**Brief:**
The lines from the top of the material below through the line containing "import seaborn as sns" are to be printed exactly, with pictures omitted.

**Available data:**
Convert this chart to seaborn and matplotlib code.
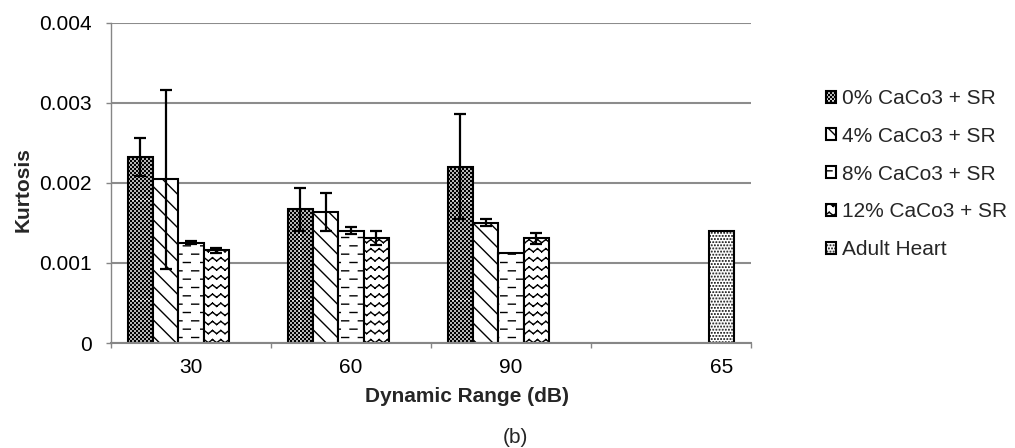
import warnings
warnings.filterwarnings("ignore")
import numpy as np
import pandas as pd
import matplotlib
matplotlib.use("Agg")
import matplotlib.pyplot as plt
import matplotlib.hatch as mhatch
from matplotlib.path import Path
from matplotlib.patches import Patch
from matplotlib.ticker import FixedLocator, FuncFormatter
import seaborn as sns

# ---------------- data ----------------
categories = ["30", "60", "90", "65"]
series = ["0% CaCo3 + SR", "4% CaCo3 + SR", "8% CaCo3 + SR",
          "12% CaCo3 + SR", "Adult Heart"]
nan = np.nan
kurt_0 = [0.002323, 0.001673, 0.002206, nan]
err_0 = [0.00024, 0.00027, 0.00066, nan]
kurt_4 = [0.002044, 0.001640, 0.001506, nan]
err_4 = [0.00112, 0.00024, 0.00004, nan]
kurt_8 = [0.001256, 0.001406, 0.001127, nan]
err_8 = [0.00002, 0.00004, 0.0, nan]
kurt_12 = [0.001160, 0.001315, 0.001310, nan]
err_12 = [0.00003, 0.00009, 0.00007, nan]
kurt_adult = [nan, nan, nan, 0.00140]
err_adult = [nan, nan, nan, 0.0]

values = [kurt_0, kurt_4, kurt_8, kurt_12, kurt_adult]
errors = [err_0, err_4, err_8, err_12, err_adult]

rows = []
for s, vals, errs in zip(series, values, errors):
    for c, v, e in zip(categories, vals, errs):
        if not np.isnan(v):
            rows.append({"range": c, "series": s, "kurtosis": v, "err": e})
df = pd.DataFrame(rows)


# ---------------- custom hatch patterns ----------------
class _CustomHatch(mhatch.HatchPatternBase):
    char = "?"

    def __init__(self, hatch, density):
        n = hatch.count(self.char)
        if n:
            self.verts, self.codes = self.build(n, density)
            self.num_vertices = len(self.verts)
        else:
            self.num_vertices = 0

    def set_vertices_and_codes(self, vertices, codes):
        vertices[:] = self.verts
        codes[:] = self.codes


class DashHatch(_CustomHatch):
    char = "d"

    def build(self, n, density):
        rows_n = 12
        cols_n = 6
        v, c = [], []
        for r in range(rows_n):
            y = (r + 0.5) / rows_n
            off = 0.5 if r % 2 else 0.0
            for j in range(cols_n):
                x0 = (j + off) / cols_n
                x1 = (j + off + 0.42) / cols_n
                v += [(x0, y), (x1, y)]
                c += [Path.MOVETO, Path.LINETO]
        return np.array(v), np.array(c, dtype=Path.code_type)


class ZigzagHatch(_CustomHatch):
    char = "z"

    def build(self, n, density):
        rows_n = 11
        per = 12
        amp = 0.35 / rows_n
        v, c = [], []
        for r in range(rows_n):
            y = (r + 0.3) / rows_n
            for k in range(2 * per):
                x0 = k / (2 * per)
                x1 = (k + 1) / (2 * per)
                y0 = y + (amp if k % 2 else 0)
                y1 = y + (0 if k % 2 else amp)
                v += [(x0, y0), (x1, y1)]
                c += [Path.MOVETO, Path.LINETO]
        return np.array(v), np.array(c, dtype=Path.code_type)


class CheckerHatch(_CustomHatch):
    char = "k"

    def build(self, n, density):
        N = 50
        s = 0.009
        v, c = [], []
        for i in range(N):
            for j in range(N):
                if (i + j) % 2 == 0:
                    x = (i + 0.5) / N
                    y = (j + 0.5) / N
                    v += [(x - s / 2, y - s / 2), (x + s / 2, y - s / 2),
                          (x + s / 2, y + s / 2), (x - s / 2, y + s / 2),
                          (x - s / 2, y - s / 2)]
                    c += [Path.MOVETO, Path.LINETO, Path.LINETO,
                          Path.LINETO, Path.CLOSEPOLY]
        return np.array(v), np.array(c, dtype=Path.code_type)


class DotHatch(_CustomHatch):
    char = "q"

    def build(self, n, density):
        N = 32
        s = 0.003
        v, c = [], []
        for j in range(N):
            off = 0.5 if j % 2 else 0.0
            for i in range(N):
                x = (i + off + 0.25) / N
                y = (j + 0.5) / N
                v += [(x - s / 2, y - s / 2), (x + s / 2, y - s / 2),
                      (x + s / 2, y + s / 2), (x - s / 2, y + s / 2),
                      (x - s / 2, y - s / 2)]
                c += [Path.MOVETO, Path.LINETO, Path.LINETO,
                      Path.LINETO, Path.CLOSEPOLY]
        return np.array(v), np.array(c, dtype=Path.code_type)


mhatch._hatch_types.extend([DashHatch, ZigzagHatch, CheckerHatch, DotHatch])

hatches = ["k", "\\\\", "d", "z", "q"]

# ---------------- styling ----------------
sns.set_style("white")
plt.rcParams["font.family"] = ["Liberation Sans", "DejaVu Sans"]
plt.rcParams["hatch.linewidth"] = 1.0
plt.rcParams["hatch.color"] = "black"

W, H = 1015, 448
fig = plt.figure(figsize=(W / 100, H / 100), dpi=100)
ax = fig.add_axes([111 / W, 105 / H, 640 / W, 320 / H])

BAR_W = 0.79
sns.barplot(data=df, x="range", y="kurtosis", hue="series",
            order=categories, hue_order=series, width=BAR_W, gap=0,
            errorbar=None, palette=["white"] * 5, edgecolor="black",
            linewidth=1.5, saturation=1, legend=False, ax=ax)

slot = BAR_W / len(series)
adult_center = None
for p in ax.patches:
    xc = p.get_x() + p.get_width() / 2
    ci = int(round(xc))
    hi = int(round((xc - ci + BAR_W / 2 - slot / 2) / slot))
    p.set_hatch(hatches[hi])
    p.set_facecolor("white")
    p.set_edgecolor("black")
    p.set_linewidth(1.5)
    e = errors[hi][ci]
    if hi == 4:
        adult_center = xc
    if e and not np.isnan(e) and e > 0:
        ax.errorbar(xc, p.get_height(), yerr=e, fmt="none", ecolor="black",
                    elinewidth=1.6, capsize=4.3, capthick=1.6, zorder=5)

# axes
ax.set_xlim(-0.5, len(categories) - 0.5)
ax.set_ylim(0, 0.004)
ax.set_axisbelow(True)
ax.yaxis.grid(True, color="#8c8c8c", linewidth=1.5)
ax.xaxis.grid(False)
for s in ["top", "right"]:
    ax.spines[s].set_visible(False)
ax.spines["left"].set_color("#868686")
ax.spines["left"].set_linewidth(1.0)
ax.spines["bottom"].set_color("#868686")
ax.spines["bottom"].set_linewidth(1.5)

ax.yaxis.set_major_locator(FixedLocator([0, 0.001, 0.002, 0.003, 0.004]))
ax.yaxis.set_major_formatter(FuncFormatter(lambda v, _: "0" if v == 0 else f"{v:.3f}"))
ax.tick_params(axis="y", which="major", direction="out", length=3.6, width=1,
               color="#868686", labelsize=15, pad=10, labelcolor="black", left=True)

tick_pos = [0, 1, 2, adult_center if adult_center is not None else 3]
ax.xaxis.set_major_locator(FixedLocator(tick_pos))
ax.set_xticklabels(categories)
ax.xaxis.set_minor_locator(FixedLocator([-0.5, 0.5, 1.5, 2.5, 3.5]))
ax.tick_params(axis="x", which="major", length=0, labelsize=15, pad=11,
               labelcolor="black", bottom=True)
ax.tick_params(axis="x", which="minor", direction="out", length=3.6, width=1,
               color="#868686", bottom=True)
ax.set_xlabel("")
ax.set_ylabel("")

fig.text(467 / W, 1 - 396 / H, "Dynamic Range (dB)", ha="center", va="center",
         fontsize=15, fontweight="bold")
fig.text(23 / W, 1 - 190 / H, "Kurtosis", ha="center", va="center",
         rotation=90, fontsize=15, fontweight="bold")
fig.text(515 / W, 1 - 437 / H, "(b)", ha="center", va="center", fontsize=15)

# legend
handles = [Patch(facecolor="white", edgecolor="black", hatch=h, linewidth=1.5)
           for h in hatches]
fig.legend(handles, series, loc="upper left",
           bbox_to_anchor=(826 / W, 1 - 89 / H), frameon=False, fontsize=15,
           handlelength=0.5, handleheight=0.5, handletextpad=0.25,
           labelspacing=0.90, borderpad=0, borderaxespad=0)

fig.savefig("out.png", dpi=100, facecolor="white")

**Output for this task:**
Convert this chart to seaborn and matplotlib code.
import warnings
warnings.filterwarnings("ignore")
import numpy as np
import pandas as pd
import matplotlib
matplotlib.use("Agg")
import matplotlib.pyplot as plt
import matplotlib.hatch as mhatch
from matplotlib.path import Path
from matplotlib.patches import Patch
from matplotlib.ticker import FixedLocator, FuncFormatter
import seaborn as sns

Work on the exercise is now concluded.